• [THE TASK] Copy every line that holds "matplotlib".

>> START

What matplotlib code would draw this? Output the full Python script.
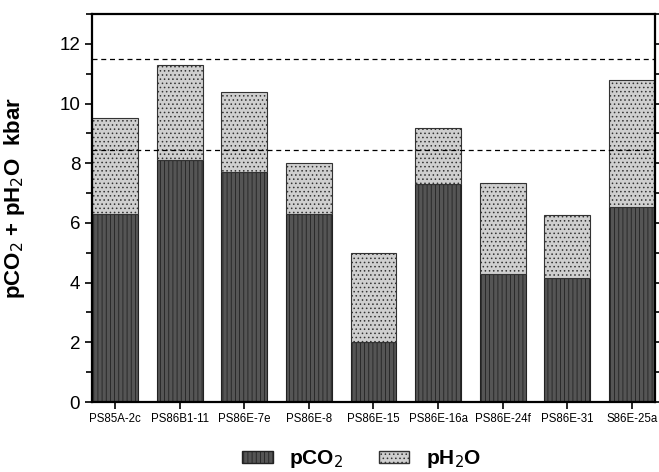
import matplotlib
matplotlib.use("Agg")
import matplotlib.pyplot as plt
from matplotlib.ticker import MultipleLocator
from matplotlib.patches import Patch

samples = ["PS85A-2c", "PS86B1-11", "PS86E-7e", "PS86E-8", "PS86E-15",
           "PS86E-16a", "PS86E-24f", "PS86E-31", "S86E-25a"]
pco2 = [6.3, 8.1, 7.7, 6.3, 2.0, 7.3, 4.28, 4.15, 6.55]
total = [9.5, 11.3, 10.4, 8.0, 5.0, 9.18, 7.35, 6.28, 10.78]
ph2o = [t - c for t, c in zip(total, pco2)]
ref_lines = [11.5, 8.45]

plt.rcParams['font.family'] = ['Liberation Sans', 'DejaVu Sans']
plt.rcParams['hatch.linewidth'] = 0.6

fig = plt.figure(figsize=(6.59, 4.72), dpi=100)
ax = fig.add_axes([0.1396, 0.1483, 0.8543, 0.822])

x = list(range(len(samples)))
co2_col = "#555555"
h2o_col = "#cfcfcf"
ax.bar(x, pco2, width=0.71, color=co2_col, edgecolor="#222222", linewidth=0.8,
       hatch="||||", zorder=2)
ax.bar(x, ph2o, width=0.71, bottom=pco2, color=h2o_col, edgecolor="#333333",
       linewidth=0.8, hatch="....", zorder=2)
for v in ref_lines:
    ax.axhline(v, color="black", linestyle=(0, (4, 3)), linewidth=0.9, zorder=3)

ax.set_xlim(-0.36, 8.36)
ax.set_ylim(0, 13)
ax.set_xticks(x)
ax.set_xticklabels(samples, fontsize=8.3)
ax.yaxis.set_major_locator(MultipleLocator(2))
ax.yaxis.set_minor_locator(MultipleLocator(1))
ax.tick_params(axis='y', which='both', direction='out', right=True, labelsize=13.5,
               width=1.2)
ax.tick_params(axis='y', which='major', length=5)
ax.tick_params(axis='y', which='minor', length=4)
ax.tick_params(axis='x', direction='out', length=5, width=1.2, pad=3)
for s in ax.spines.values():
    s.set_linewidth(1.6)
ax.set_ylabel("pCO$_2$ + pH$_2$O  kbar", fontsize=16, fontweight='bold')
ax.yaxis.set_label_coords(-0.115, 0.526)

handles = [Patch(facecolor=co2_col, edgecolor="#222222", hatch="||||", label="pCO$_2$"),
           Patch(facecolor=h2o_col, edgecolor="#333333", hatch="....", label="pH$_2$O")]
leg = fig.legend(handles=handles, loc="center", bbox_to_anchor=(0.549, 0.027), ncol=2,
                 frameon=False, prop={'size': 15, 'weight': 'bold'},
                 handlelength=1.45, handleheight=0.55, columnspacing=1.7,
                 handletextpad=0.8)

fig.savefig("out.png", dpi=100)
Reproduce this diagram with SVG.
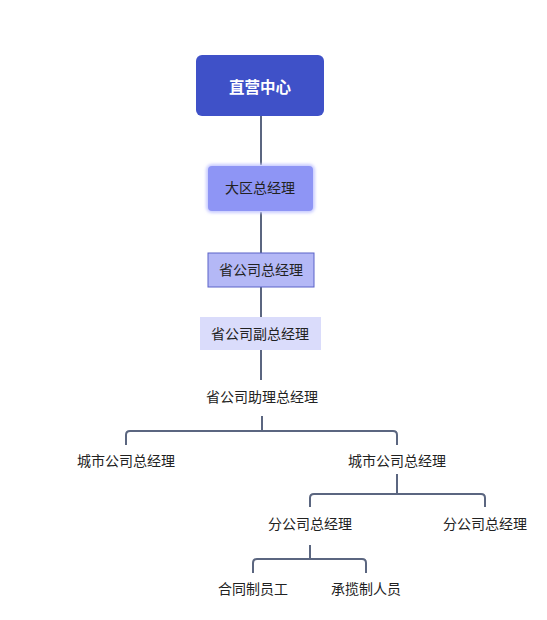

>> END

• [RESULT]
What matplotlib code would draw this? Output the full Python script.
import matplotlib
matplotlib.use("Agg")
import matplotlib.pyplot as plt
from matplotlib.ticker import MultipleLocator
from matplotlib.patches import Patch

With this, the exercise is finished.